Your instructions
Omit all pictures, then retype the data exactly as given.

Supplied material
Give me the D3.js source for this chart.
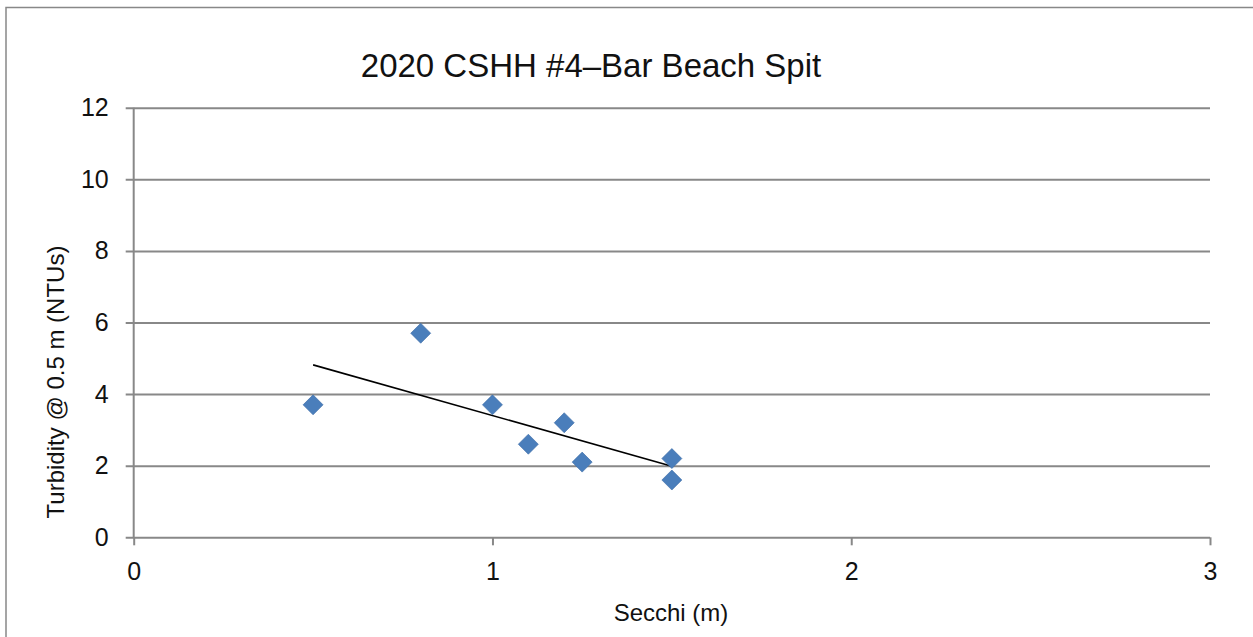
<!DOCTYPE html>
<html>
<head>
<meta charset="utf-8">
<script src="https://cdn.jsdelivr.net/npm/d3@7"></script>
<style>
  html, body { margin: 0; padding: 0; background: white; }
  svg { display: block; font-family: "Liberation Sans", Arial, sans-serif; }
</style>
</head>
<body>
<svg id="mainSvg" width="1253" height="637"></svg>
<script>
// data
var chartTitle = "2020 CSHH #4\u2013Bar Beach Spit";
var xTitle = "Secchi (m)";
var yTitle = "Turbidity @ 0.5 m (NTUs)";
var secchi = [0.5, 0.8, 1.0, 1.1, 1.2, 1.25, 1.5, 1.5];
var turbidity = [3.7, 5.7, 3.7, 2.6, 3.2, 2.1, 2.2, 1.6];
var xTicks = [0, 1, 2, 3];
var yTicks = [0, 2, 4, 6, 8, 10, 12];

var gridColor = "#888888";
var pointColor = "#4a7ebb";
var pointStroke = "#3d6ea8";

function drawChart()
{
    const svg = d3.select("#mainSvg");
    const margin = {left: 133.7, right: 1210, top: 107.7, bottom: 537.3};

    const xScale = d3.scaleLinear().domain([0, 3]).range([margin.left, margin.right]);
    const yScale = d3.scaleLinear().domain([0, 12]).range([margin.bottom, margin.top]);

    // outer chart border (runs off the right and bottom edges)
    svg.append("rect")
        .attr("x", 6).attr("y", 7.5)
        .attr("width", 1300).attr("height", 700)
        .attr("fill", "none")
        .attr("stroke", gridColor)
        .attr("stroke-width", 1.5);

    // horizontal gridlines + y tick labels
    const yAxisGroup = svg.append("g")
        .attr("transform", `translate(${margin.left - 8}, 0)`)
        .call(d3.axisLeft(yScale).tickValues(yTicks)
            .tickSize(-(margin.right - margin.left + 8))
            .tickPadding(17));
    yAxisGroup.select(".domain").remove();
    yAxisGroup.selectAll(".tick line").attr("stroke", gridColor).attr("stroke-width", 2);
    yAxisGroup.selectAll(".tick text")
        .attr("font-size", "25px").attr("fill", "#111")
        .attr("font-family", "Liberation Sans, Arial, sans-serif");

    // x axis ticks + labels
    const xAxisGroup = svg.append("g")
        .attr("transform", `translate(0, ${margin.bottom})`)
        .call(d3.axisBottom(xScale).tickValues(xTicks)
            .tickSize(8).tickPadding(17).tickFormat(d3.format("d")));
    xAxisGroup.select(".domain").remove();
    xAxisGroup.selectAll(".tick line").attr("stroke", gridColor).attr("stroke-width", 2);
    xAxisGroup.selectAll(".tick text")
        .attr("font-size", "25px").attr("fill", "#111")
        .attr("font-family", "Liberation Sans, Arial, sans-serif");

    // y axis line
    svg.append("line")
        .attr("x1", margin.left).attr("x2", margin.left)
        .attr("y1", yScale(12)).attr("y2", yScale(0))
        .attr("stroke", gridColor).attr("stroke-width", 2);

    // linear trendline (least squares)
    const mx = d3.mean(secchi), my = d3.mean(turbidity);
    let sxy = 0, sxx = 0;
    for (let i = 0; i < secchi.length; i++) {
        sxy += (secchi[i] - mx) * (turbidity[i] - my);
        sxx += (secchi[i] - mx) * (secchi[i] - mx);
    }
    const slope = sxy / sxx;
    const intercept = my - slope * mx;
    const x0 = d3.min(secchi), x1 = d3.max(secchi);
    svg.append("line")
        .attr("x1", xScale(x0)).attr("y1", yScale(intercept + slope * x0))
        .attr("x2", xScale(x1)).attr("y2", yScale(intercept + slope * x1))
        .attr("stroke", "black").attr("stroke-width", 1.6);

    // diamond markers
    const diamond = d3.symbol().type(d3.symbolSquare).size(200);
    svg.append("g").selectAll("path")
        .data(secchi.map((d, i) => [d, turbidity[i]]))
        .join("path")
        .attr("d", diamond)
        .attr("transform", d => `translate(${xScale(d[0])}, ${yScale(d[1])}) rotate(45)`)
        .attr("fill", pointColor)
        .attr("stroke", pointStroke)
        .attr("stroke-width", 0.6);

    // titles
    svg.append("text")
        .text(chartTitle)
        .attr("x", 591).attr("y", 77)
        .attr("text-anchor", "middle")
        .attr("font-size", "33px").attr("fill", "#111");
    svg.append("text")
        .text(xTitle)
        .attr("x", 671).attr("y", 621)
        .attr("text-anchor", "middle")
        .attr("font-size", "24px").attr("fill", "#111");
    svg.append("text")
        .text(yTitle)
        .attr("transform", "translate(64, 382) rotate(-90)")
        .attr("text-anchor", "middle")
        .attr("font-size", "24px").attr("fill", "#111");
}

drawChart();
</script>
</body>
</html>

Expected answer
Give me the D3.js source for this chart.
<!DOCTYPE html>
<html>
<head>
<meta charset="utf-8">
<script src="https://cdn.jsdelivr.net/npm/d3@7"></script>
<style>
  html, body { margin: 0; padding: 0; background: white; }
  svg { display: block; font-family: "Liberation Sans", Arial, sans-serif; }
</style>
</head>
<body>
<svg id="mainSvg" width="1253" height="637"></svg>
<script>
// data
var chartTitle = "2020 CSHH #4\u2013Bar Beach Spit";
var xTitle = "Secchi (m)";
var yTitle = "Turbidity @ 0.5 m (NTUs)";
var secchi = [0.5, 0.8, 1.0, 1.1, 1.2, 1.25, 1.5, 1.5];
var turbidity = [3.7, 5.7, 3.7, 2.6, 3.2, 2.1, 2.2, 1.6];
var xTicks = [0, 1, 2, 3];
var yTicks = [0, 2, 4, 6, 8, 10, 12];

var gridColor = "#888888";
var pointColor = "#4a7ebb";
var pointStroke = "#3d6ea8";

function drawChart()
{
    const svg = d3.select("#mainSvg");
    const margin = {left: 133.7, right: 1210, top: 107.7, bottom: 537.3};

    const xScale = d3.scaleLinear().domain([0, 3]).range([margin.left, margin.right]);
    const yScale = d3.scaleLinear().domain([0, 12]).range([margin.bottom, margin.top]);

    // outer chart border (runs off the right and bottom edges)
    svg.append("rect")
        .attr("x", 6).attr("y", 7.5)
        .attr("width", 1300).attr("height", 700)
        .attr("fill", "none")
        .attr("stroke", gridColor)
        .attr("stroke-width", 1.5);

    // horizontal gridlines + y tick labels
    const yAxisGroup = svg.append("g")
        .attr("transform", `translate(${margin.left - 8}, 0)`)
        .call(d3.axisLeft(yScale).tickValues(yTicks)
            .tickSize(-(margin.right - margin.left + 8))
            .tickPadding(17));
    yAxisGroup.select(".domain").remove();
    yAxisGroup.selectAll(".tick line").attr("stroke", gridColor).attr("stroke-width", 2);
    yAxisGroup.selectAll(".tick text")
        .attr("font-size", "25px").attr("fill", "#111")
        .attr("font-family", "Liberation Sans, Arial, sans-serif");

    // x axis ticks + labels
    const xAxisGroup = svg.append("g")
        .attr("transform", `translate(0, ${margin.bottom})`)
        .call(d3.axisBottom(xScale).tickValues(xTicks)
            .tickSize(8).tickPadding(17).tickFormat(d3.format("d")));
    xAxisGroup.select(".domain").remove();
    xAxisGroup.selectAll(".tick line").attr("stroke", gridColor).attr("stroke-width", 2);
    xAxisGroup.selectAll(".tick text")
        .attr("font-size", "25px").attr("fill", "#111")
        .attr("font-family", "Liberation Sans, Arial, sans-serif");

    // y axis line
    svg.append("line")
        .attr("x1", margin.left).attr("x2", margin.left)
        .attr("y1", yScale(12)).attr("y2", yScale(0))
        .attr("stroke", gridColor).attr("stroke-width", 2);

    // linear trendline (least squares)
    const mx = d3.mean(secchi), my = d3.mean(turbidity);
    let sxy = 0, sxx = 0;
    for (let i = 0; i < secchi.length; i++) {
        sxy += (secchi[i] - mx) * (turbidity[i] - my);
        sxx += (secchi[i] - mx) * (secchi[i] - mx);
    }
    const slope = sxy / sxx;
    const intercept = my - slope * mx;
    const x0 = d3.min(secchi), x1 = d3.max(secchi);
    svg.append("line")
        .attr("x1", xScale(x0)).attr("y1", yScale(intercept + slope * x0))
        .attr("x2", xScale(x1)).attr("y2", yScale(intercept + slope * x1))
        .attr("stroke", "black").attr("stroke-width", 1.6);

    // diamond markers
    const diamond = d3.symbol().type(d3.symbolSquare).size(200);
    svg.append("g").selectAll("path")
        .data(secchi.map((d, i) => [d, turbidity[i]]))
        .join("path")
        .attr("d", diamond)
        .attr("transform", d => `translate(${xScale(d[0])}, ${yScale(d[1])}) rotate(45)`)
        .attr("fill", pointColor)
        .attr("stroke", pointStroke)
        .attr("stroke-width", 0.6);

    // titles
    svg.append("text")
        .text(chartTitle)
        .attr("x", 591).attr("y", 77)
        .attr("text-anchor", "middle")
        .attr("font-size", "33px").attr("fill", "#111");
    svg.append("text")
        .text(xTitle)
        .attr("x", 671).attr("y", 621)
        .attr("text-anchor", "middle")
        .attr("font-size", "24px").attr("fill", "#111");
    svg.append("text")
        .text(yTitle)
        .attr("transform", "translate(64, 382) rotate(-90)")
        .attr("text-anchor", "middle")
        .attr("font-size", "24px").attr("fill", "#111");
}

drawChart();
</script>
</body>
</html>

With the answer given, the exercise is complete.